Exercise task: Print out each record below, unaltered and complete, without its images.

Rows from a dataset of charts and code
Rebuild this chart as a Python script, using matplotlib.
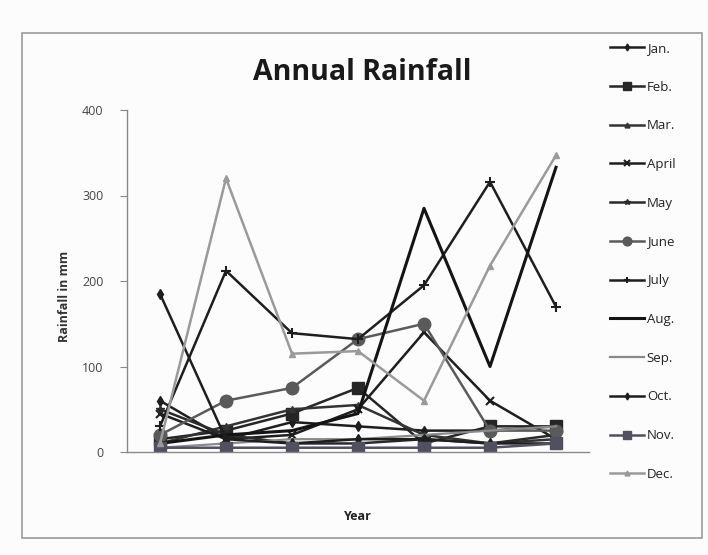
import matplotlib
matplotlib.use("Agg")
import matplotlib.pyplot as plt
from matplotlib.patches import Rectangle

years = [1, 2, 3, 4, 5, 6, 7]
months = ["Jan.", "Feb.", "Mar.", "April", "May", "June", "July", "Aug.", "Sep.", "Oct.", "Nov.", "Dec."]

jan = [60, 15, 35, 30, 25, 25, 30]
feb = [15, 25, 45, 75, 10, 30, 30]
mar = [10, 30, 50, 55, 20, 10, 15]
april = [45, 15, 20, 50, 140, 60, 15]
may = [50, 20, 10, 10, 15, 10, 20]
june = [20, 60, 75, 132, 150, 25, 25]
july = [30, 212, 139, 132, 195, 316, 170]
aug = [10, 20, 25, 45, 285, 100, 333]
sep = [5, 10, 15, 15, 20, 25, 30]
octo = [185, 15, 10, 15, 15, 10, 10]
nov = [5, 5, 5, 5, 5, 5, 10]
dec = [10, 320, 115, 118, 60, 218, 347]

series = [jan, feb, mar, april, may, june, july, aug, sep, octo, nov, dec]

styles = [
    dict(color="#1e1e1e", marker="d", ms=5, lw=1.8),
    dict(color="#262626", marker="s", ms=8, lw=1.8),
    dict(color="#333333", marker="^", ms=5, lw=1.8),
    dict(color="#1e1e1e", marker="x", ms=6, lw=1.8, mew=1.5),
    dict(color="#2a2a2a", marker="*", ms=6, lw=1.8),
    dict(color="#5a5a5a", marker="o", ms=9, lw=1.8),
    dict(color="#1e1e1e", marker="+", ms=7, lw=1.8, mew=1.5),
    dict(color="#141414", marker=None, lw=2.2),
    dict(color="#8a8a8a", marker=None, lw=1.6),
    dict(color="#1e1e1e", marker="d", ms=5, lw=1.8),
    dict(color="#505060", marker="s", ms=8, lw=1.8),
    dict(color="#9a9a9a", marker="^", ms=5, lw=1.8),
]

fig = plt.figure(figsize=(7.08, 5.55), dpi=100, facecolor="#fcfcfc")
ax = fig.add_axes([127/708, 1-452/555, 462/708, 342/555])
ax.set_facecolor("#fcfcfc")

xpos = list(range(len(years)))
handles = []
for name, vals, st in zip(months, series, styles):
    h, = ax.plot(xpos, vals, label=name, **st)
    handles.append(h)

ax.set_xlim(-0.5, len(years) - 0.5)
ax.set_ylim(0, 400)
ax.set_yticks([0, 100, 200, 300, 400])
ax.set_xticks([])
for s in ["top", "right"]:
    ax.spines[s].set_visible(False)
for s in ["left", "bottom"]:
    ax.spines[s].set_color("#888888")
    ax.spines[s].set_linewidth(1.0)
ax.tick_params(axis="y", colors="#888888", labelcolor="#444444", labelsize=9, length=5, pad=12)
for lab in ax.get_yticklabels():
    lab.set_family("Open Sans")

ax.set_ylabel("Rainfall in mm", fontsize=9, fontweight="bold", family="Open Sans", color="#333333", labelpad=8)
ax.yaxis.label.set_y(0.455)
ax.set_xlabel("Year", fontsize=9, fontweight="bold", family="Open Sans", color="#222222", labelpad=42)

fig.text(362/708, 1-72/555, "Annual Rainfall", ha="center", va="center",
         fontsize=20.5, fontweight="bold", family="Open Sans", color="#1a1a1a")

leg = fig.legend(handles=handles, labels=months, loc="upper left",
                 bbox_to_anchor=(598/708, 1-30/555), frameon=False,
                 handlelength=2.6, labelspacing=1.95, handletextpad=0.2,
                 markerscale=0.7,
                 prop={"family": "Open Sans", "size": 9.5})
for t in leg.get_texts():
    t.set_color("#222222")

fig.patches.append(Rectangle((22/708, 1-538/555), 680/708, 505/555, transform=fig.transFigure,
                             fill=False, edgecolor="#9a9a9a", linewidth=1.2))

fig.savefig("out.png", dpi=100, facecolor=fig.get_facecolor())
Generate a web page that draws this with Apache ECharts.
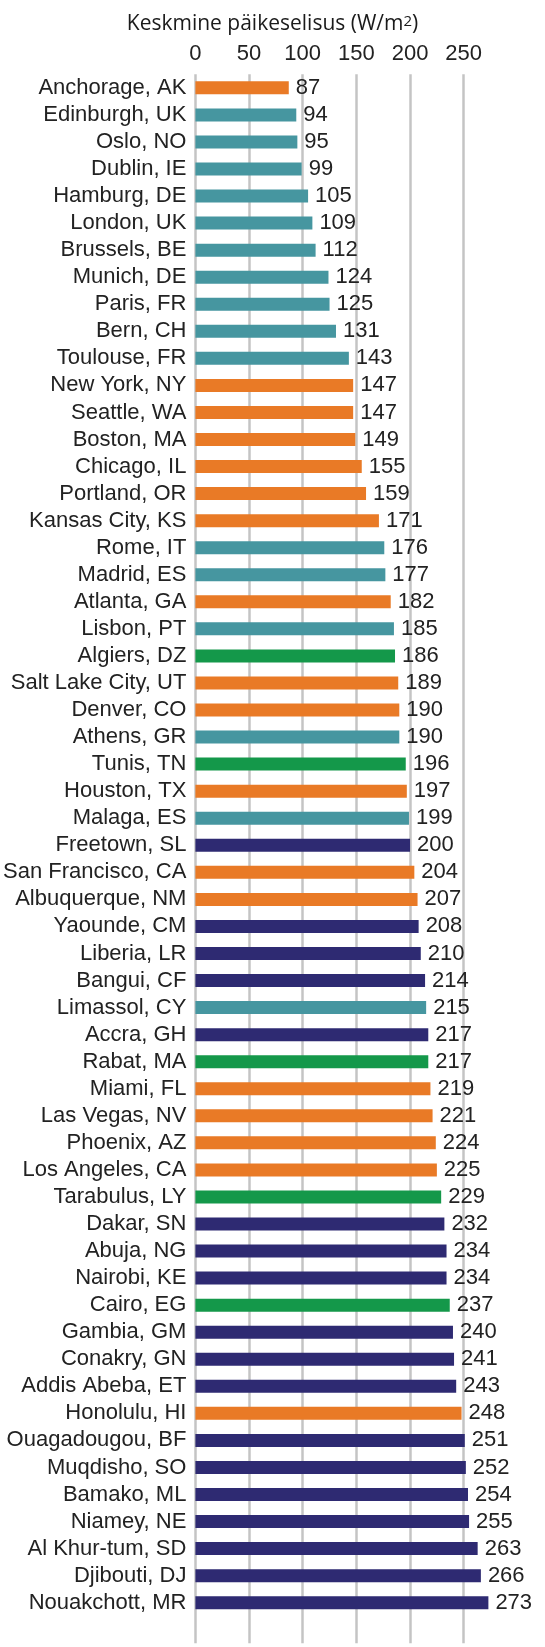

Solution for this exercise:
Rebuild this chart as a Python script, using matplotlib.
import matplotlib
matplotlib.use("Agg")
import matplotlib.pyplot as plt
from matplotlib.patches import Rectangle

years = [1, 2, 3, 4, 5, 6, 7]
months = ["Jan.", "Feb.", "Mar.", "April", "May", "June", "July", "Aug.", "Sep.", "Oct.", "Nov.", "Dec."]

jan = [60, 15, 35, 30, 25, 25, 30]
feb = [15, 25, 45, 75, 10, 30, 30]
mar = [10, 30, 50, 55, 20, 10, 15]
april = [45, 15, 20, 50, 140, 60, 15]
may = [50, 20, 10, 10, 15, 10, 20]
june = [20, 60, 75, 132, 150, 25, 25]
july = [30, 212, 139, 132, 195, 316, 170]
aug = [10, 20, 25, 45, 285, 100, 333]
sep = [5, 10, 15, 15, 20, 25, 30]
octo = [185, 15, 10, 15, 15, 10, 10]
nov = [5, 5, 5, 5, 5, 5, 10]
dec = [10, 320, 115, 118, 60, 218, 347]

series = [jan, feb, mar, april, may, june, july, aug, sep, octo, nov, dec]

styles = [
    dict(color="#1e1e1e", marker="d", ms=5, lw=1.8),
    dict(color="#262626", marker="s", ms=8, lw=1.8),
    dict(color="#333333", marker="^", ms=5, lw=1.8),
    dict(color="#1e1e1e", marker="x", ms=6, lw=1.8, mew=1.5),
    dict(color="#2a2a2a", marker="*", ms=6, lw=1.8),
    dict(color="#5a5a5a", marker="o", ms=9, lw=1.8),
    dict(color="#1e1e1e", marker="+", ms=7, lw=1.8, mew=1.5),
    dict(color="#141414", marker=None, lw=2.2),
    dict(color="#8a8a8a", marker=None, lw=1.6),
    dict(color="#1e1e1e", marker="d", ms=5, lw=1.8),
    dict(color="#505060", marker="s", ms=8, lw=1.8),
    dict(color="#9a9a9a", marker="^", ms=5, lw=1.8),
]

fig = plt.figure(figsize=(7.08, 5.55), dpi=100, facecolor="#fcfcfc")
ax = fig.add_axes([127/708, 1-452/555, 462/708, 342/555])
ax.set_facecolor("#fcfcfc")

xpos = list(range(len(years)))
handles = []
for name, vals, st in zip(months, series, styles):
    h, = ax.plot(xpos, vals, label=name, **st)
    handles.append(h)

ax.set_xlim(-0.5, len(years) - 0.5)
ax.set_ylim(0, 400)
ax.set_yticks([0, 100, 200, 300, 400])
ax.set_xticks([])
for s in ["top", "right"]:
    ax.spines[s].set_visible(False)
for s in ["left", "bottom"]:
    ax.spines[s].set_color("#888888")
    ax.spines[s].set_linewidth(1.0)
ax.tick_params(axis="y", colors="#888888", labelcolor="#444444", labelsize=9, length=5, pad=12)
for lab in ax.get_yticklabels():
    lab.set_family("Open Sans")

ax.set_ylabel("Rainfall in mm", fontsize=9, fontweight="bold", family="Open Sans", color="#333333", labelpad=8)
ax.yaxis.label.set_y(0.455)
ax.set_xlabel("Year", fontsize=9, fontweight="bold", family="Open Sans", color="#222222", labelpad=42)

fig.text(362/708, 1-72/555, "Annual Rainfall", ha="center", va="center",
         fontsize=20.5, fontweight="bold", family="Open Sans", color="#1a1a1a")

leg = fig.legend(handles=handles, labels=months, loc="upper left",
                 bbox_to_anchor=(598/708, 1-30/555), frameon=False,
                 handlelength=2.6, labelspacing=1.95, handletextpad=0.2,
                 markerscale=0.7,
                 prop={"family": "Open Sans", "size": 9.5})
for t in leg.get_texts():
    t.set_color("#222222")

fig.patches.append(Rectangle((22/708, 1-538/555), 680/708, 505/555, transform=fig.transFigure,
                             fill=False, edgecolor="#9a9a9a", linewidth=1.2))

fig.savefig("out.png", dpi=100, facecolor=fig.get_facecolor())
Generate a web page that draws this with Apache ECharts.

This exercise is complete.